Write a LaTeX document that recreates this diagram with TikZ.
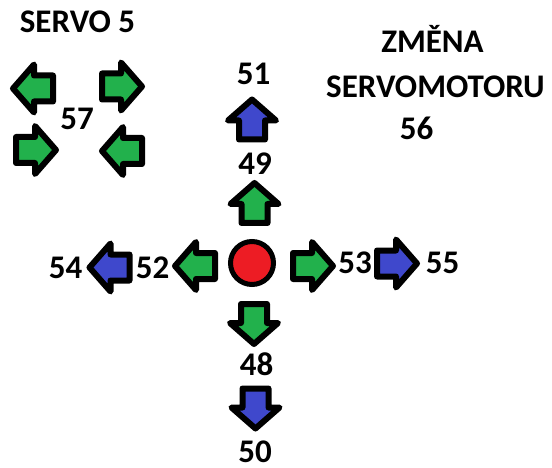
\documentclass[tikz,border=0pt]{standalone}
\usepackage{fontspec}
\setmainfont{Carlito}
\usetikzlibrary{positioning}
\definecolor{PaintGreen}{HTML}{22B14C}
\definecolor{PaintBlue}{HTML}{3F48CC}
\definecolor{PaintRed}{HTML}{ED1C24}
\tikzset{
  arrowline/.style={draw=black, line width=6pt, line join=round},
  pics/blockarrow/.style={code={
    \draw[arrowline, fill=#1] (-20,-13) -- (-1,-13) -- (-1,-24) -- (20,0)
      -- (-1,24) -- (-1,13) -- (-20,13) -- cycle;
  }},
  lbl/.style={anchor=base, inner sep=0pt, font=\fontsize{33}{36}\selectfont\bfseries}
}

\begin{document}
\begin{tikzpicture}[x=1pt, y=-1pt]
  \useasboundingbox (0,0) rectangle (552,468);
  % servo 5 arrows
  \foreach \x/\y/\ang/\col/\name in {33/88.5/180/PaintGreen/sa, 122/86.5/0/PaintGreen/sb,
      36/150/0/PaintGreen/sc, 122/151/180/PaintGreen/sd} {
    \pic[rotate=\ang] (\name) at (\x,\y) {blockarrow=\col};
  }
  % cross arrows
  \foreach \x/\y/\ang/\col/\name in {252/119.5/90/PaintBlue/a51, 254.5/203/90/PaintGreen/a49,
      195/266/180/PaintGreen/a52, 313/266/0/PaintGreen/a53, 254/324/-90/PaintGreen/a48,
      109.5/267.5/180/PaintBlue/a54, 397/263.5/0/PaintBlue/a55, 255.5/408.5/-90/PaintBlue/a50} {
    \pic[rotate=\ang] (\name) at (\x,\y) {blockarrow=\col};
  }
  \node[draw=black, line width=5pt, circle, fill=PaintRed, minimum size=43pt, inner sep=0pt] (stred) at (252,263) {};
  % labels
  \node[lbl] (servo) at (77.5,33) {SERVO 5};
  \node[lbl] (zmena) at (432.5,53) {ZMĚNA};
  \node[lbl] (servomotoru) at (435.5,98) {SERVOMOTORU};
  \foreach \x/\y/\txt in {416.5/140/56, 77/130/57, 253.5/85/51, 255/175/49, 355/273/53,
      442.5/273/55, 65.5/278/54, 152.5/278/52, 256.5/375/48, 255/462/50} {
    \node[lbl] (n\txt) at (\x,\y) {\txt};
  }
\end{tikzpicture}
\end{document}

—————

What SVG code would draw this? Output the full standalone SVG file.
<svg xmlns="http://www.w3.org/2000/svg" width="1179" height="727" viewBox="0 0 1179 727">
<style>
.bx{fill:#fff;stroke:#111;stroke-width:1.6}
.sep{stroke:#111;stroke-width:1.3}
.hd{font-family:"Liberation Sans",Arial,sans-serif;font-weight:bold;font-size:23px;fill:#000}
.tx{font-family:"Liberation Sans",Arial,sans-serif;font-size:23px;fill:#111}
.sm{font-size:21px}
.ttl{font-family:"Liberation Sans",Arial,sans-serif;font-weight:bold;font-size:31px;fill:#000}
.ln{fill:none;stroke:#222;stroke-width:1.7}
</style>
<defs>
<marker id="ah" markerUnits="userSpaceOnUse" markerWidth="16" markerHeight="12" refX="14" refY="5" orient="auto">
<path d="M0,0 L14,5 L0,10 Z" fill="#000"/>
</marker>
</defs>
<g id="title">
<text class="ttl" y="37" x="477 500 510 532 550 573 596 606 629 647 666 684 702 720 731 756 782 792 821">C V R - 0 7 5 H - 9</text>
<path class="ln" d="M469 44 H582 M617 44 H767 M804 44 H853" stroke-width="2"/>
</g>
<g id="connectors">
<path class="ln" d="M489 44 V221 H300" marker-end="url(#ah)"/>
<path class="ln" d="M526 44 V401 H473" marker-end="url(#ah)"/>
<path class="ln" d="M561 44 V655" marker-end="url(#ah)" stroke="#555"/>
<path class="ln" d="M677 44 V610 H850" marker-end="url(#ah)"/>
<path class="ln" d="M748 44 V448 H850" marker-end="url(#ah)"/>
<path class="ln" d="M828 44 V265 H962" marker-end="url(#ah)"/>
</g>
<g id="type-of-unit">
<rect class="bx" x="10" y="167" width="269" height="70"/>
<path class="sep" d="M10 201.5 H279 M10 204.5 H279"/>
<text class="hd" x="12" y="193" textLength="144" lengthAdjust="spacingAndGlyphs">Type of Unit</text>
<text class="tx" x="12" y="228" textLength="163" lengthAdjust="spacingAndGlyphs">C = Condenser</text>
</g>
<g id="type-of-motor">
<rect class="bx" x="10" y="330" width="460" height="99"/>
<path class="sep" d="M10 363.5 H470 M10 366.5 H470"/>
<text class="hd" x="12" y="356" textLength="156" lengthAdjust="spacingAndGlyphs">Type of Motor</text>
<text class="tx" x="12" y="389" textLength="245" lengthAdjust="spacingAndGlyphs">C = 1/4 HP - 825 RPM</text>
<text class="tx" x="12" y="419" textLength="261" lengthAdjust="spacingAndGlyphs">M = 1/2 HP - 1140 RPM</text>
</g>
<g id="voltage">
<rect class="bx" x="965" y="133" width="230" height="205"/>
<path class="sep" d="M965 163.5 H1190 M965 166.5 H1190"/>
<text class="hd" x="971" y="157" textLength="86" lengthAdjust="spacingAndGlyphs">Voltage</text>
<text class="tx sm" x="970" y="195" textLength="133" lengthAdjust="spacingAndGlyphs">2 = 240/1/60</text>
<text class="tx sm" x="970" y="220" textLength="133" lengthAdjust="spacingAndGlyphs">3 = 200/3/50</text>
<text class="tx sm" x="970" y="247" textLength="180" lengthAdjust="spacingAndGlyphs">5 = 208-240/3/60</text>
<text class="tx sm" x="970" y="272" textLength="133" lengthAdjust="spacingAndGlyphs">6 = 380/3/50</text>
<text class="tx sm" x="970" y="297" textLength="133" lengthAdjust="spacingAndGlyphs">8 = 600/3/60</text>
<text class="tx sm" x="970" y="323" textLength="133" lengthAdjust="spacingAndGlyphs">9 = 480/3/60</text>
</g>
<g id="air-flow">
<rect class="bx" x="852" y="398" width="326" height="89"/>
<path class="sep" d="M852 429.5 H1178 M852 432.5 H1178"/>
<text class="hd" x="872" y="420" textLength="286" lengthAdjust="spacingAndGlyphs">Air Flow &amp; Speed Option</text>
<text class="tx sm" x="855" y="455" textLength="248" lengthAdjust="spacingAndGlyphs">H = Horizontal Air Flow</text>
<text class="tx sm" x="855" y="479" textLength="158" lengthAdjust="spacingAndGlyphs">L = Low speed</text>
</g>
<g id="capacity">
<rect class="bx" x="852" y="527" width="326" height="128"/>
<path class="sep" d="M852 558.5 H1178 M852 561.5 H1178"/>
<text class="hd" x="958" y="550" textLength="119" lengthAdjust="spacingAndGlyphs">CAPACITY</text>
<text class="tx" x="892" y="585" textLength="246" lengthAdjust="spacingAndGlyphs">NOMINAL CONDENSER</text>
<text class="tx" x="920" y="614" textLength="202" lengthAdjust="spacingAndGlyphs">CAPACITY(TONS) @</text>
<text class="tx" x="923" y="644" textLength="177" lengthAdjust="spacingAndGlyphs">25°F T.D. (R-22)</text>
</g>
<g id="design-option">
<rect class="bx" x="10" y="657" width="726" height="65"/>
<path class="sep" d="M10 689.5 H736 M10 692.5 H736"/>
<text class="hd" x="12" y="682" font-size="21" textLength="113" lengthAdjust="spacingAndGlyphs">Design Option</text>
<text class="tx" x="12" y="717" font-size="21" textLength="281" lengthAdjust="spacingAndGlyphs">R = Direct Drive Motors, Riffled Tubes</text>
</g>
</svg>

—————

• TASK: Gather up every line from the listing above in which the word "code" occurs.

• THE RESPONSE:
  pics/blockarrow/.style={code={
What SVG code would draw this? Output the full standalone SVG file.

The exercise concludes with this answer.